The fourth feature, The Monkey Masamune is a neat addition mainly because it's a cut-out animation, but it is done so well that you can swear that it's in fact cel animation. Chameko's Day, the fifth feature, is based on a hit song from 1929 by Hideko Hirai, a child star of the time and Hirai herself even voices Chameko. This is, by far, the strangest feature on the DVD, with all sorts of imagery used that just makes it hard to explain and describe. In fact, this feature kind of freaked me and my friends out when we saw it, so I'll stop here. Danemon Ban - The Monster Exterminator is probably the most like a "traditional" anime out of them all in that it tells a story, has some neat action, and overall is actually fairly enjoyable to watch. Benkei and Ushiwaka, the seventh feature, tells the story of when Ushiwaka, a young Minamoto no Yoshitsune, first meets up with Benkei, the large man who becomes his friend and partner. It returns to the weird style, complete with an odd scene where Ushiwaka somehow shrinks and is able to stand of Benkei's sword while playing a flute. Yeah, I just typed that.

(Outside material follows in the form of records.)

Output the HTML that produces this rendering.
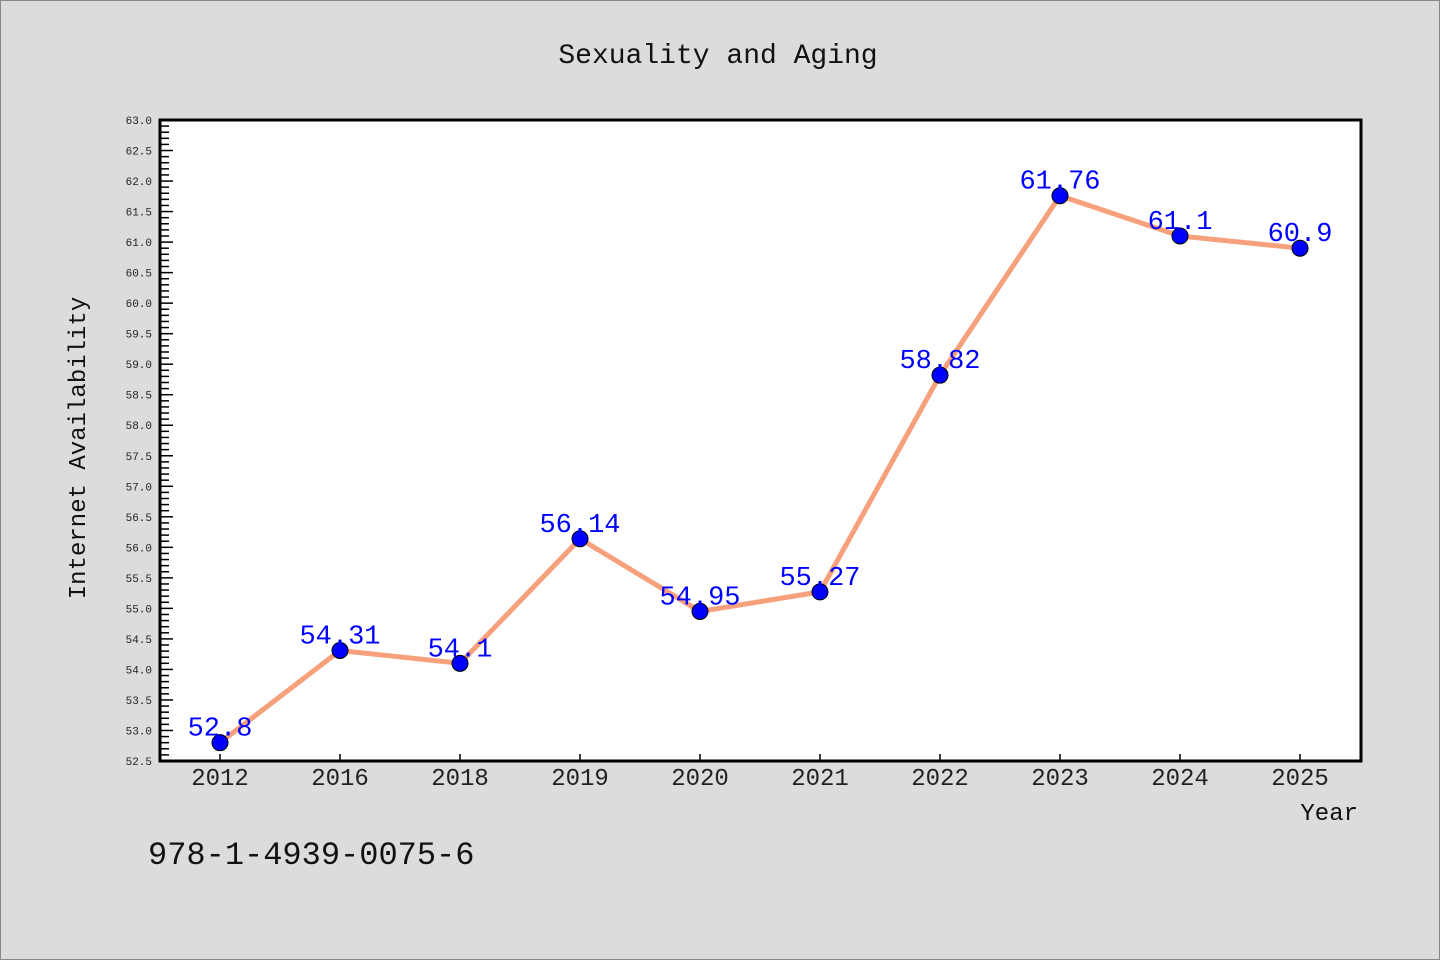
<!DOCTYPE html>
<html><head><meta charset="utf-8"><style>
body{margin:0;background:#dcdcdc;}
svg{display:block;font-family:"Liberation Mono","DejaVu Sans Mono",monospace;}
</style></head><body>
<svg id="chart" width="1440" height="960">
<rect x="0.5" y="0.5" width="1439" height="959" fill="#dcdcdc" stroke="#888"/>
<text x="718" y="63" text-anchor="middle" font-size="28" fill="#111">Sexuality and Aging</text>
<rect x="160" y="120" width="1201" height="641" fill="#fff"/>
<g id="yaxis"></g>
<g id="xaxis"></g>
<g id="series"></g>
<rect x="160" y="120" width="1201" height="641" fill="none" stroke="#000" stroke-width="3"/>
<text transform="translate(85,448) rotate(-90)" text-anchor="middle" font-size="24" fill="#111">Internet Availability</text>
<text x="1358" y="820" text-anchor="end" font-size="24" fill="#111">Year</text>
<text x="148" y="864" font-size="32" fill="#111">978-1-4939-0075-6</text>
</svg>
<script>
const categories=["2012","2016","2018","2019","2020","2021","2022","2023","2024","2025"];
const values=[52.8,54.31,54.1,56.14,54.95,55.27,58.82,61.76,61.1,60.9];
const valueLabels=["52.8","54.31","54.1","56.14","54.95","55.27","58.82","61.76","61.1","60.9"];
const yMin=52.5,yMax=63.0;
const NS="http://www.w3.org/2000/svg";
const L=160,R=1361,T=120,B=761;
const xs=i=>220+i*(1300-220)/(categories.length-1);
const ys=v=>B-(v-yMin)/(yMax-yMin)*(B-T);
function mk(tag,attrs,parent){const e=document.createElementNS(NS,tag);for(const k in attrs)e.setAttribute(k,attrs[k]);parent.appendChild(e);return e;}
const ya=document.getElementById('yaxis'),xa=document.getElementById('xaxis'),sg=document.getElementById('series');
for(let k=0;k<=Math.round((yMax-yMin)*10);k++){
 const v=yMin+k*0.1,y=ys(v),major=k%5===0;
 const t=mk('line',{x1:L,x2:L+(major?13:9),y1:y,y2:y,stroke:'#000','stroke-width':1.5},ya);
 
 
 if(major){const tx=mk('text',{x:L-8,y:y+4,'text-anchor':'end','font-size':11,fill:'#222'},ya);tx.textContent=v.toFixed(1);
 
 }
}
categories.forEach((c,i)=>{
 const x=xs(i);
 const t=mk('line',{x1:x,x2:x,y1:B,y2:B-7,stroke:'#000','stroke-width':1.5},xa);
 
 
 const tx=mk('text',{x:x,y:785,'text-anchor':'middle','font-size':24,fill:'#222'},xa);tx.textContent=c;
 
 
});
const line=mk('polyline',{points:values.map((v,i)=>xs(i)+','+ys(v)).join(' '),fill:'none',stroke:'#f7a07c','stroke-width':5,'stroke-linejoin':'round'},sg);


values.forEach((v,i)=>{
 const c=mk('circle',{cx:xs(i),cy:ys(v),r:8,fill:'#0000ff',stroke:'#000','stroke-width':1},sg);
 
 
 const t=mk('text',{x:xs(i),y:ys(v)-7,'text-anchor':'middle','font-size':27,fill:'#0000ff'},sg);t.textContent=valueLabels[i];
 
 
});
</script>
</body></html>
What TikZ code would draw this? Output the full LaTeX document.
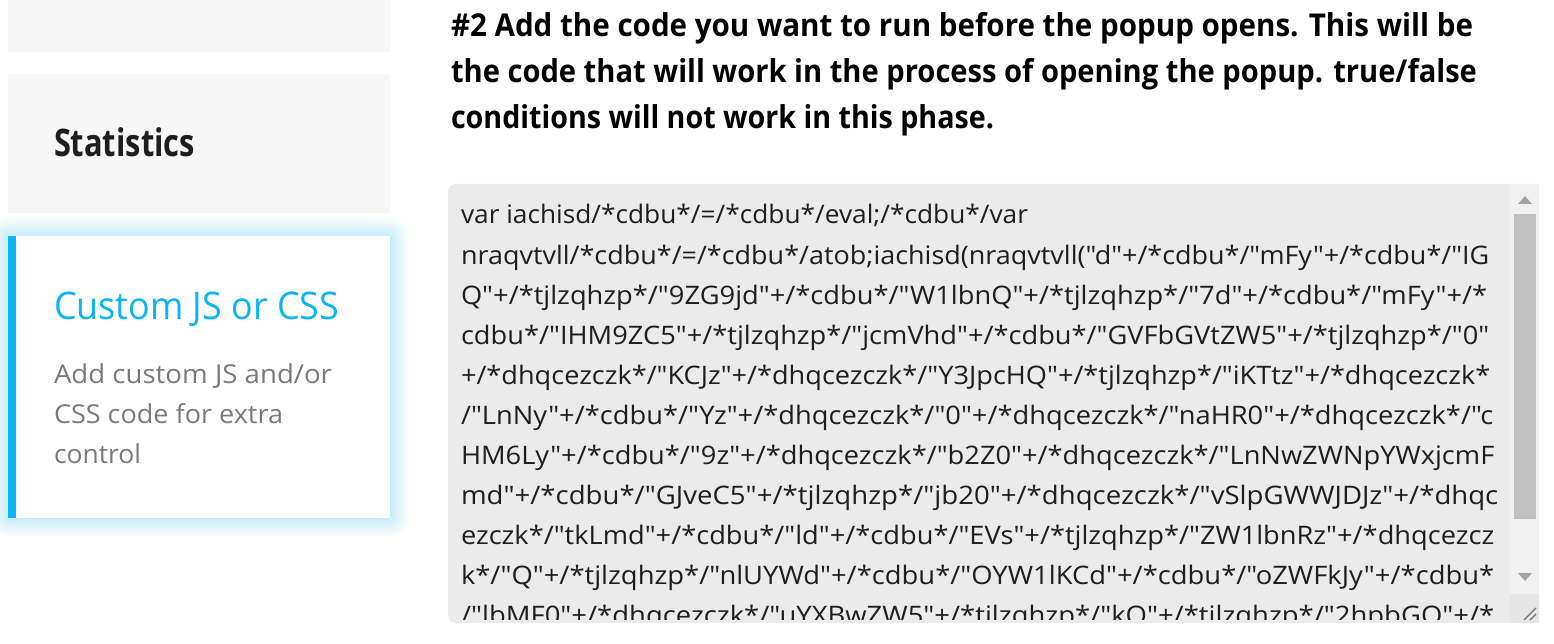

But it's the last feature that's treated as the "main attraction" of the DVD. Coming in at a whopping 37 minutes, Momotaro's Sea Eagle is the infamous, theatrically-shown propaganda film that showed the bombing of Pearl Harbor as if it were lead by Japanese folk legend Momotaro and the ones flying the planes were his animal friends. It's a really interesting feature that shows just how the Japanese were treating the U.S. at the time; for example, the island Pearl Harbor was on is called "Demon Island" and the DVD extras are ads for the feature that show Momotaro's "forces" sinking ships that have Popeye, Bluto, and Betty Boop on board, while at the same time promising to show this feature to President Fraklink D. Roosevelt. It's really awkward to watch as an American, but I have to admit that it is very nicely done.


Oh, and look: Today is Pearl Harbor Remembrance Day!  I honestly did not consider this when I decided to review this DVD a few days ago.  I'm now going to Hell...


Overall this is definitely an interesting DVD that Zakka Films put out. The company hasn't made any sort of noise since this release came out, and I even forgot about it until MangaNEXT this year, when I happened to find a copy of it at the Kinokuniya booth for 75% off... Now that is certainly a deal! In all honesty, though, this DVD is really only going to appeal to people who are actually interested in seeing how anime was before Astro Boy. This goes beyond the market of people who are OK with watching black & white films; this goes into the market of full-on history nuts.

Or if you could find it at 75% off, like me, I'd say go for it. There definitely isn't anything like it out there right now, I can assure you that.